The lawfulness of employer’s social-media policies under the National Labor Relations Act (NLRA) continues to be a hot topic. Although the position of the National Labor Relations Board (NLRB) continues to be hostile towards these policies. And, without court decisions on the question, employers are not left with much other legal guidance. Until now, there has been just one decision by an Administrative Law Judge (ALJ), which found that an employee’s Facebook posts were protected by the NLRA.
A decision issued by an ALJ at the end of March, though, brings the total count to two. In G4S Secure Solutions (USA) Inc., the ALJ looked at two provisions of the company’s social-media policy. First was a prohibition on employees commenting on “work-related legal matters” without the permission of the company’s legal department. Second was a prohibition on employees posting any pictures or videos of employees in uniform or employees on a job site. The ALJ found that the first provision violated the NLRB but upheld the second. Here’s how it went.
The ALJ found that the “no-comment” provision was overly broad and could be reasonably read by employees to prohibit protected concerted activity. In short, the ALJ concluded that the policy could effectively prevent employees from “sending messages to each other about their issues at work . . . via social-networking sites.”
The ALJ found that the “no-photos” provision was lawful, though, holding that the employer “clearly has legitimate reasons for not having pictures of uniformed employees or employees who are at work posted on Facebook and similar sites.”
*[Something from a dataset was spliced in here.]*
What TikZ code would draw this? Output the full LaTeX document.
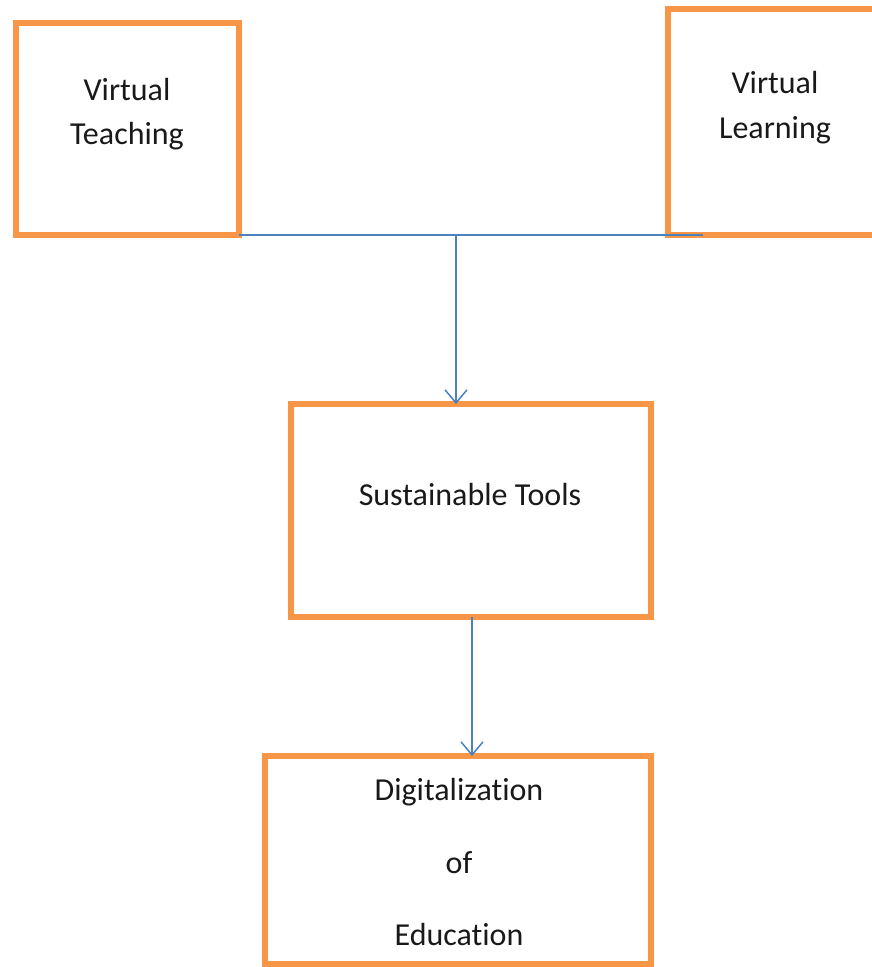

You could say that the decision is a zero-sum game, since the ALJ came out for the employer on one of the challenged provisions and against the employer on the other. But the more positive approach would be to recognize that there is a valuable victory in the ALJ’s decision. The value, specifically, is the that ALJ recognized a “clearly” legitimate reason to prohibit employees from posting workplace photos online. This is quite different from the position of the NLRB’s General Counsel, who, in his most recent memorandum on social-media policies, took issue with such provisions, concluding that they violated the NLRA.